**Written request**
Leave out all pictures and return, exactly as written, the lines from the line containing "Give me the Plotly source for this chart." to the line containing "guide_x_end = 0.0486", both ends kept.

**Records supplied**
——————

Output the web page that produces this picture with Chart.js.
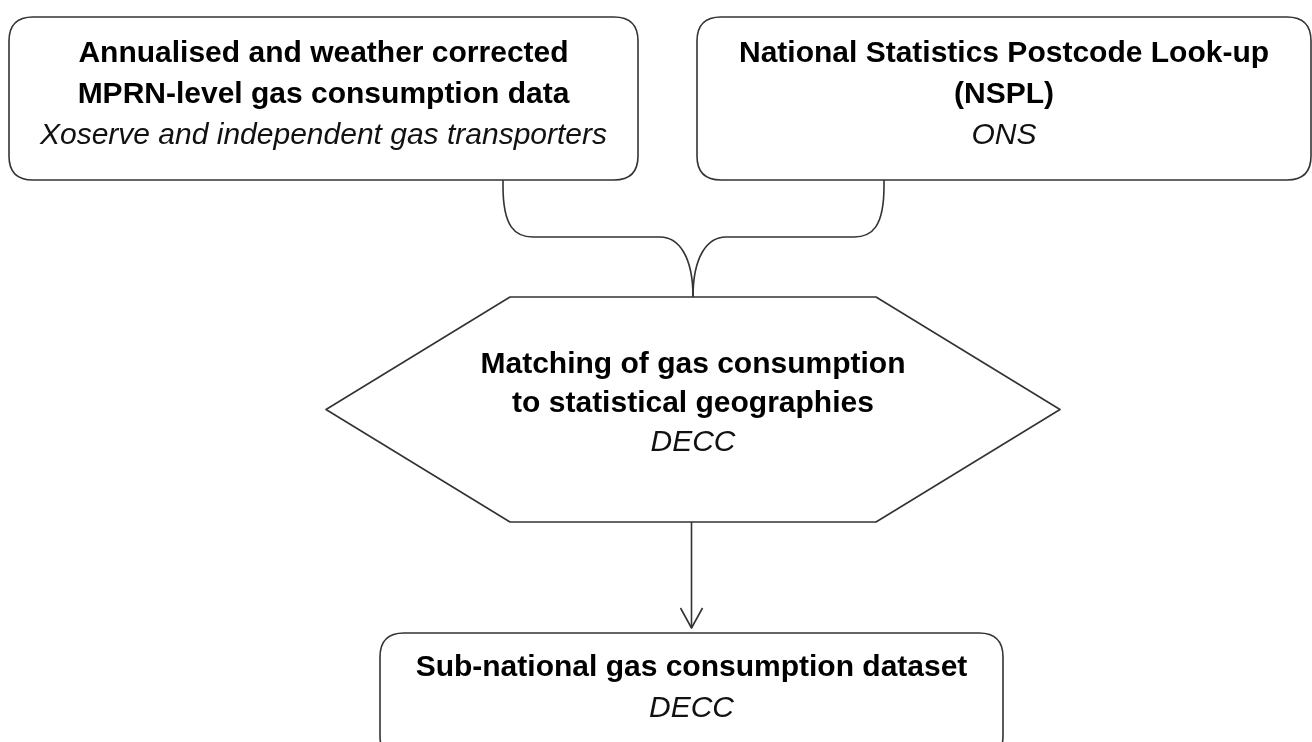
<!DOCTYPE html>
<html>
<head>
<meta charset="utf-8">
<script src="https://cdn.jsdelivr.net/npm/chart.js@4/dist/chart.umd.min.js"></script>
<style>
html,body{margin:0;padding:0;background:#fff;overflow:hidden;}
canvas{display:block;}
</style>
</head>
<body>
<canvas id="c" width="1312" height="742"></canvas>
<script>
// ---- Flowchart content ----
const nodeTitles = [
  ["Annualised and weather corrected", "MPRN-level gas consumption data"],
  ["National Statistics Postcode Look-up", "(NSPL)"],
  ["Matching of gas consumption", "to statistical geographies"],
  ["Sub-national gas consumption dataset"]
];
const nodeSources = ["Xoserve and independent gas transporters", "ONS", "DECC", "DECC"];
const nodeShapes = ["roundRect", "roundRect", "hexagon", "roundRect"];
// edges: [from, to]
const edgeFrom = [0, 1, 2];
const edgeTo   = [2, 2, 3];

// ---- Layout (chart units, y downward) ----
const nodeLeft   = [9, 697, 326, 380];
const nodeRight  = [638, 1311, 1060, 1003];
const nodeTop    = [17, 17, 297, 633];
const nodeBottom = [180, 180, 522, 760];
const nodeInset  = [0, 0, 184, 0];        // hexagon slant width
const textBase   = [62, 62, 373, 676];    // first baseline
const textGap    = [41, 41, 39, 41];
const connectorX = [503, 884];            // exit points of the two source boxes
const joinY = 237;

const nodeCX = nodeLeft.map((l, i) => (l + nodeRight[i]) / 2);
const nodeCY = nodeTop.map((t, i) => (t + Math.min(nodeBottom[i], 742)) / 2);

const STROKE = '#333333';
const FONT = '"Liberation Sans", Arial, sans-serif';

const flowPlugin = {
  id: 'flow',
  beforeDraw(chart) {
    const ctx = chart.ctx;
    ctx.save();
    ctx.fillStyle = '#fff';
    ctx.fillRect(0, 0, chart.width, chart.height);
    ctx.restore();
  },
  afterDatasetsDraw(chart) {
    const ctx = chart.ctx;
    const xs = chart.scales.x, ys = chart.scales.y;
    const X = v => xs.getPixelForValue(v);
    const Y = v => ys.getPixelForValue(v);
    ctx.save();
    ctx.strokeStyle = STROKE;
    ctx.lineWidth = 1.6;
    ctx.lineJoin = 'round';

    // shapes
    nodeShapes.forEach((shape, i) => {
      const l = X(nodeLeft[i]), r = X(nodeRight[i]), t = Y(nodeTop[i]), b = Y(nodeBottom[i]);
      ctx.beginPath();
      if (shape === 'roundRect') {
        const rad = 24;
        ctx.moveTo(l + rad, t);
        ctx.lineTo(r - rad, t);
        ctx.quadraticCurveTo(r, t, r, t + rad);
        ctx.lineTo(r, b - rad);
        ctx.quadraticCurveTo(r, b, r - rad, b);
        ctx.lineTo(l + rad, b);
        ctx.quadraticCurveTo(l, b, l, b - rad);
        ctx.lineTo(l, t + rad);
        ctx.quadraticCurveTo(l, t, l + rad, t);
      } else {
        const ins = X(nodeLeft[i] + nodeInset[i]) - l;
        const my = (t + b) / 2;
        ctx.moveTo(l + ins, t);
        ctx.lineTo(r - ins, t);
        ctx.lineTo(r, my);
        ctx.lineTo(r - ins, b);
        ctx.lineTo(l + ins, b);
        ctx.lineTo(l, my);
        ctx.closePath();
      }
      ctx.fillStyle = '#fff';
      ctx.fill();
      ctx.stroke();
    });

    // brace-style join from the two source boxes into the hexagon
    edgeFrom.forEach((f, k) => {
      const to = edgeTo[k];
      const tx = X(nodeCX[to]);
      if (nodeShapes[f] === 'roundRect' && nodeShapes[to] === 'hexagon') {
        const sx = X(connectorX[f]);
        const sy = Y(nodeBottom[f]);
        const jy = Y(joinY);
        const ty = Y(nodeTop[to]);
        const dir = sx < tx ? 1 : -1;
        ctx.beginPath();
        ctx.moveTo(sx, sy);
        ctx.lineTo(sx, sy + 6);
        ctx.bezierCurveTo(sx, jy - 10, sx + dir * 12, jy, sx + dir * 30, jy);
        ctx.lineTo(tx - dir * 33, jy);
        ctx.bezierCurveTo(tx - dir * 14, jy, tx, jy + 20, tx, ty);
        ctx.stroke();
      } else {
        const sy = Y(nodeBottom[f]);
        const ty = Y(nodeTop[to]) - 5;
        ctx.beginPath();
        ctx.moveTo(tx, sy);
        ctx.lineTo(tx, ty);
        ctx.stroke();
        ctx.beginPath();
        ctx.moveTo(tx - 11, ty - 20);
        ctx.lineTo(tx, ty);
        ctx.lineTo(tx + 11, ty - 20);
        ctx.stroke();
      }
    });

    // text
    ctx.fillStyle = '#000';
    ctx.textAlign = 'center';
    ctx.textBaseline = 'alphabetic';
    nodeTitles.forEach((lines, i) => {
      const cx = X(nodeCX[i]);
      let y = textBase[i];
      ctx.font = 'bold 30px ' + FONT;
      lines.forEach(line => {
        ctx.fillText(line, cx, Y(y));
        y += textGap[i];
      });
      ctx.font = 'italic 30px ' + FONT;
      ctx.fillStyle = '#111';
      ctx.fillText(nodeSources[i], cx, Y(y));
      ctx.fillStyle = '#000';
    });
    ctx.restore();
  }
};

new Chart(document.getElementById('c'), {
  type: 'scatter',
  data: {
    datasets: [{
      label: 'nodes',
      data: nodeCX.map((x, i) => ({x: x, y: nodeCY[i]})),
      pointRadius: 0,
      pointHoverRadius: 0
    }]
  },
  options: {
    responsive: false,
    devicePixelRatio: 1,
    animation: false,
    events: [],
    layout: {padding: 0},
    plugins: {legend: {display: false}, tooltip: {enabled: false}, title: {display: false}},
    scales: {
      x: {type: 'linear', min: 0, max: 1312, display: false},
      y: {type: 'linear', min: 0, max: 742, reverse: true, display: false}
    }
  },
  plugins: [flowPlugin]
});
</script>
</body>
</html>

——————

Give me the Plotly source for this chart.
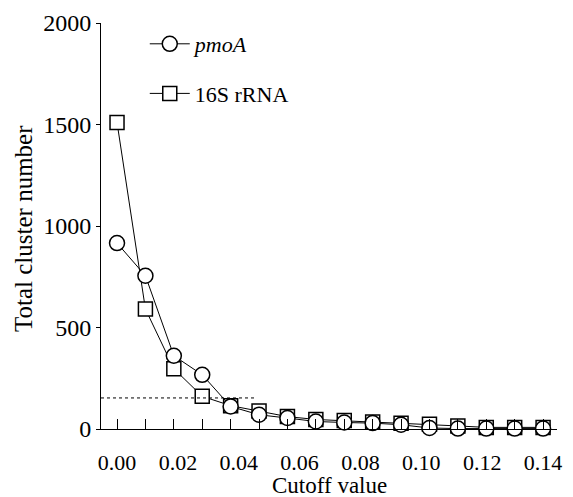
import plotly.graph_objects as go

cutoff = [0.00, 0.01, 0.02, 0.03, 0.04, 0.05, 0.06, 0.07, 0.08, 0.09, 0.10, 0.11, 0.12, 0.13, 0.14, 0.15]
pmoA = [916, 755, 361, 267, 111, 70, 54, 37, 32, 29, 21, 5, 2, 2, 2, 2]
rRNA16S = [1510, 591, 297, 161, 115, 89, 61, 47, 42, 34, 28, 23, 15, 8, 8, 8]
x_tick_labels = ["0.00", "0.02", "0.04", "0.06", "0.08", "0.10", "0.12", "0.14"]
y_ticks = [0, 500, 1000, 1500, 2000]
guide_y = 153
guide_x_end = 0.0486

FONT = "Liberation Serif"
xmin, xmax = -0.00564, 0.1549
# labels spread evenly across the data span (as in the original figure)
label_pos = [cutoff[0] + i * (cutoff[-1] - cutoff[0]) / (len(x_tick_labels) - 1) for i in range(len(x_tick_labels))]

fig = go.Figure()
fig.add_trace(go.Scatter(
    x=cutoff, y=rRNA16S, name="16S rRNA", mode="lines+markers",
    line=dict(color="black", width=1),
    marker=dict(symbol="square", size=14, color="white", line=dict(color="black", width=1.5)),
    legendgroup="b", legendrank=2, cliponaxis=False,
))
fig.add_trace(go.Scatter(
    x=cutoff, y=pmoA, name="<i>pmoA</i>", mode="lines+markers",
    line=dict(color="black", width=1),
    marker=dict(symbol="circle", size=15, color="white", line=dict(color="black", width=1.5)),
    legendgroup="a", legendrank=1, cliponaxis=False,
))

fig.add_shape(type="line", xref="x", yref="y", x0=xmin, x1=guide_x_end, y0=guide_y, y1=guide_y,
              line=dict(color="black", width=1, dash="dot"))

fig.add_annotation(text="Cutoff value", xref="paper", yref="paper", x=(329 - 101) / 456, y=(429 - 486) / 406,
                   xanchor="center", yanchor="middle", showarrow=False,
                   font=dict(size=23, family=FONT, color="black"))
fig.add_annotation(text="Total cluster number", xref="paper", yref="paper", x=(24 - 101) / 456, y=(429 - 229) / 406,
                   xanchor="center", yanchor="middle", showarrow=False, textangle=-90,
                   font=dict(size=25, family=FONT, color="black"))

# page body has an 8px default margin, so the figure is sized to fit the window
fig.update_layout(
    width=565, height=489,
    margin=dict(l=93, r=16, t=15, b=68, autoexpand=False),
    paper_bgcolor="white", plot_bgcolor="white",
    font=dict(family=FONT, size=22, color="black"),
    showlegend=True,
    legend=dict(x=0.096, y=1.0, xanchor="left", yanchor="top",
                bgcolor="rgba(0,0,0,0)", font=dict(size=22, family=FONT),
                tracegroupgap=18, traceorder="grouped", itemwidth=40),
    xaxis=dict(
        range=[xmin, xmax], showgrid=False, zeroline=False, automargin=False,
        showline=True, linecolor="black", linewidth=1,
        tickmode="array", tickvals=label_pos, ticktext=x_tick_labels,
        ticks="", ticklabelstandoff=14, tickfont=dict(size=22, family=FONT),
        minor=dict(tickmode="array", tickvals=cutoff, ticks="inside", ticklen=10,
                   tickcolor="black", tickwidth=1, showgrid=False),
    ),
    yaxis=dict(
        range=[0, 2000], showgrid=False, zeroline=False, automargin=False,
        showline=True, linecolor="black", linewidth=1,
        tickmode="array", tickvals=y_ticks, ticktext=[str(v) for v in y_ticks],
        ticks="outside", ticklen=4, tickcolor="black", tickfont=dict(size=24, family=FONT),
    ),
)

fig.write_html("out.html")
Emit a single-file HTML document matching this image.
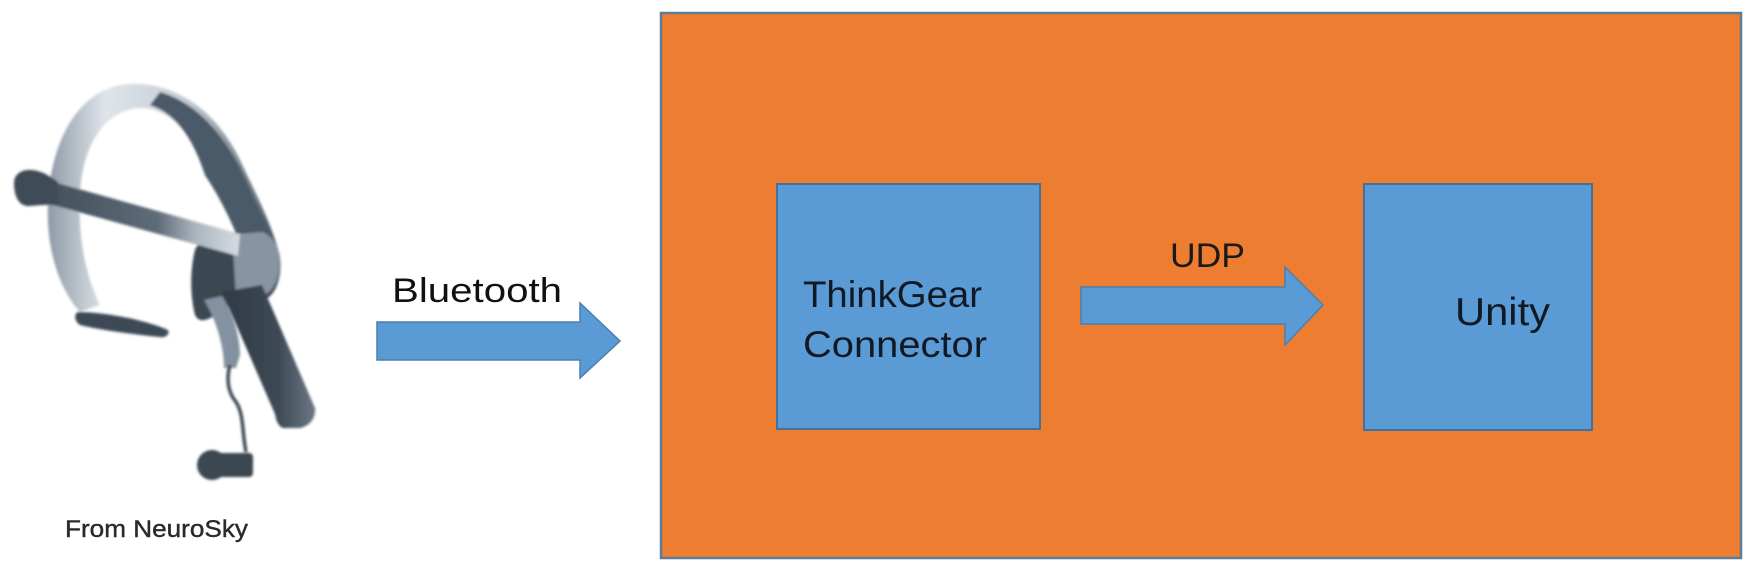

——————

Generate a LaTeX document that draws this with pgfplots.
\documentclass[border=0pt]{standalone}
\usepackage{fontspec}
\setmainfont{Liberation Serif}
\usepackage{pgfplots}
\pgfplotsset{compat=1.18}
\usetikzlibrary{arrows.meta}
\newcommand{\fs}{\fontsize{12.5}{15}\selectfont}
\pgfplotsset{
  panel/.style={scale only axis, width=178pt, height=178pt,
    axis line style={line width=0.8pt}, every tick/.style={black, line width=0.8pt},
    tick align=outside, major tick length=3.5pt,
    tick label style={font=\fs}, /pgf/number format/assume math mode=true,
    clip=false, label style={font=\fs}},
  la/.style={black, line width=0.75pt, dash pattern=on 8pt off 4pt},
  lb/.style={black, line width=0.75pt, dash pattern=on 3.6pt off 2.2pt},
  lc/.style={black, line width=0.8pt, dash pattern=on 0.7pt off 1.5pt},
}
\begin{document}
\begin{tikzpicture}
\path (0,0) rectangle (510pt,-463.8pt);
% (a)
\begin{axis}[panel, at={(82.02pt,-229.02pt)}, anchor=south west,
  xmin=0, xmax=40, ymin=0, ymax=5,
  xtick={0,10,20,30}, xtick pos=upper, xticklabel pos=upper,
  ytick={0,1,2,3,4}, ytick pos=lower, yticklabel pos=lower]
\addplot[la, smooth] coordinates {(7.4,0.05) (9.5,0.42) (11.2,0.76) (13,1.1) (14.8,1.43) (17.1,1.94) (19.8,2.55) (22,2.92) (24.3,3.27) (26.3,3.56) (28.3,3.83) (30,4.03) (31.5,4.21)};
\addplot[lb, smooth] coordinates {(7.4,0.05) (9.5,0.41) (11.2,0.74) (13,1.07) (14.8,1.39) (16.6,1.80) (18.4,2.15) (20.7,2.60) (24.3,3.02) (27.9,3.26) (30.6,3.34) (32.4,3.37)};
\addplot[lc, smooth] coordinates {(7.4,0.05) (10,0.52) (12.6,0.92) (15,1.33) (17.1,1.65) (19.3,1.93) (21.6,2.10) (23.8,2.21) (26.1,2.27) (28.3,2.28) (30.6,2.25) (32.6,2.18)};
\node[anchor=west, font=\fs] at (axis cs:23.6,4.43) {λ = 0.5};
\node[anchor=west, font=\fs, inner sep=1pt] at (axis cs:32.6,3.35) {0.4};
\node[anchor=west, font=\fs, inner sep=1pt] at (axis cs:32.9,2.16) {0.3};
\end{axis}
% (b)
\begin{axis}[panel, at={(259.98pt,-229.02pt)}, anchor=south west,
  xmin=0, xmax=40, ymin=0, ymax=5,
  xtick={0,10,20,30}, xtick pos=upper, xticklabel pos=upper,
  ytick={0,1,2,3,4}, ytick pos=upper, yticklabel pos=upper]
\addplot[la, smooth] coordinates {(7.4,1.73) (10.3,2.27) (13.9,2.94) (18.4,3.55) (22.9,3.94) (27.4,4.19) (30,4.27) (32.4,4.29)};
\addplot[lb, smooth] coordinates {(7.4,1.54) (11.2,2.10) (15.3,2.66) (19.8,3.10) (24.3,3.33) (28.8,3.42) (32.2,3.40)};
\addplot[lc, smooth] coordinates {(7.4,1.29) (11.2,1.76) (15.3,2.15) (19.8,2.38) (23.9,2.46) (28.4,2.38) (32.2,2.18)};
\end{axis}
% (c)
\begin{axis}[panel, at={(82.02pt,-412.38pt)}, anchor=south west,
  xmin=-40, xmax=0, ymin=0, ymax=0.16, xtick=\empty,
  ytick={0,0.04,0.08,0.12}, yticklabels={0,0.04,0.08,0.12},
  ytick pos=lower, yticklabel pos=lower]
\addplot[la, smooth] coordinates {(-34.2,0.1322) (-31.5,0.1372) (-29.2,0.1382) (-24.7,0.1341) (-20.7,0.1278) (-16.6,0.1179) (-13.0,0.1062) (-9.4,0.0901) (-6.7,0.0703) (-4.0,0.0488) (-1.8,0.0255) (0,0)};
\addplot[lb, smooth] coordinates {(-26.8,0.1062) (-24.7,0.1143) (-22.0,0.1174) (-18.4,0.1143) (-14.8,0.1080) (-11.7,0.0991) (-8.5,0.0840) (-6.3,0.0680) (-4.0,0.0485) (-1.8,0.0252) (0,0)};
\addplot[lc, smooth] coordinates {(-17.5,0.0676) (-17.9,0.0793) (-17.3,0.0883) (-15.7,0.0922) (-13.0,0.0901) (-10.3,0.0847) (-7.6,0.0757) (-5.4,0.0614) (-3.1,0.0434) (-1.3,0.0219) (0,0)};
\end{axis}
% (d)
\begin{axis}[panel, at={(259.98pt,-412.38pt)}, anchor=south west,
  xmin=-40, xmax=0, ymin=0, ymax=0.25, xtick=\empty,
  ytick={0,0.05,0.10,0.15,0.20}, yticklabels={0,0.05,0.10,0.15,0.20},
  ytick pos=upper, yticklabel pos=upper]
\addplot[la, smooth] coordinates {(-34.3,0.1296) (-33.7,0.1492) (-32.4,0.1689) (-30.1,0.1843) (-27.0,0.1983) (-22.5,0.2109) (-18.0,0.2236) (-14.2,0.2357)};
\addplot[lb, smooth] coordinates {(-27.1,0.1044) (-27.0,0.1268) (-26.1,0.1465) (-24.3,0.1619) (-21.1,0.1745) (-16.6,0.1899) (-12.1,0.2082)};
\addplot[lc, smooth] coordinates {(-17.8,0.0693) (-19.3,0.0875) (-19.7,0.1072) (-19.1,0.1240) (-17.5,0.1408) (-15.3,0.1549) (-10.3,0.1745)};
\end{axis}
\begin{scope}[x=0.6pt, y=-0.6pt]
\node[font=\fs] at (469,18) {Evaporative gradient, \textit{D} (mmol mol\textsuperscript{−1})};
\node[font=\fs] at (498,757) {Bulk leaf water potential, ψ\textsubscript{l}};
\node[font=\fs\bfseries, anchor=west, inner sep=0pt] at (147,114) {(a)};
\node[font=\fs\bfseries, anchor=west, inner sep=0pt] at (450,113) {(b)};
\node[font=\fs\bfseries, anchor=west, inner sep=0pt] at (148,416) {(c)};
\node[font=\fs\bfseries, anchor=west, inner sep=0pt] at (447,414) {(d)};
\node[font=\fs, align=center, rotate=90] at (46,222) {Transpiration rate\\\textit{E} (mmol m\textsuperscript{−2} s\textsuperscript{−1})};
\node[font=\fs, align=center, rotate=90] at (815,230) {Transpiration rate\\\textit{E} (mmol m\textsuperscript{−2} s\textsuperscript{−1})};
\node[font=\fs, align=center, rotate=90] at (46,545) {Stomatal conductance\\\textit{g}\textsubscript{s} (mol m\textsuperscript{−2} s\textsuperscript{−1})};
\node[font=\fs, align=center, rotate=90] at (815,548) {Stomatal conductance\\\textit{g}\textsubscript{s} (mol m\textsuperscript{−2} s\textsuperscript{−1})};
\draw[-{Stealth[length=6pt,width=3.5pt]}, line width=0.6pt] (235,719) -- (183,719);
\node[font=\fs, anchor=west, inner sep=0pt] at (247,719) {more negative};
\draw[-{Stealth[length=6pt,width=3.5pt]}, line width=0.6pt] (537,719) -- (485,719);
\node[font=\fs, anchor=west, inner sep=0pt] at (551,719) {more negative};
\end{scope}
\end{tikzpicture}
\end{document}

——————

**Written response**
Give me the Plotly source for this chart.
import plotly.graph_objects as go

cutoff = [0.00, 0.01, 0.02, 0.03, 0.04, 0.05, 0.06, 0.07, 0.08, 0.09, 0.10, 0.11, 0.12, 0.13, 0.14, 0.15]
pmoA = [916, 755, 361, 267, 111, 70, 54, 37, 32, 29, 21, 5, 2, 2, 2, 2]
rRNA16S = [1510, 591, 297, 161, 115, 89, 61, 47, 42, 34, 28, 23, 15, 8, 8, 8]
x_tick_labels = ["0.00", "0.02", "0.04", "0.06", "0.08", "0.10", "0.12", "0.14"]
y_ticks = [0, 500, 1000, 1500, 2000]
guide_y = 153
guide_x_end = 0.0486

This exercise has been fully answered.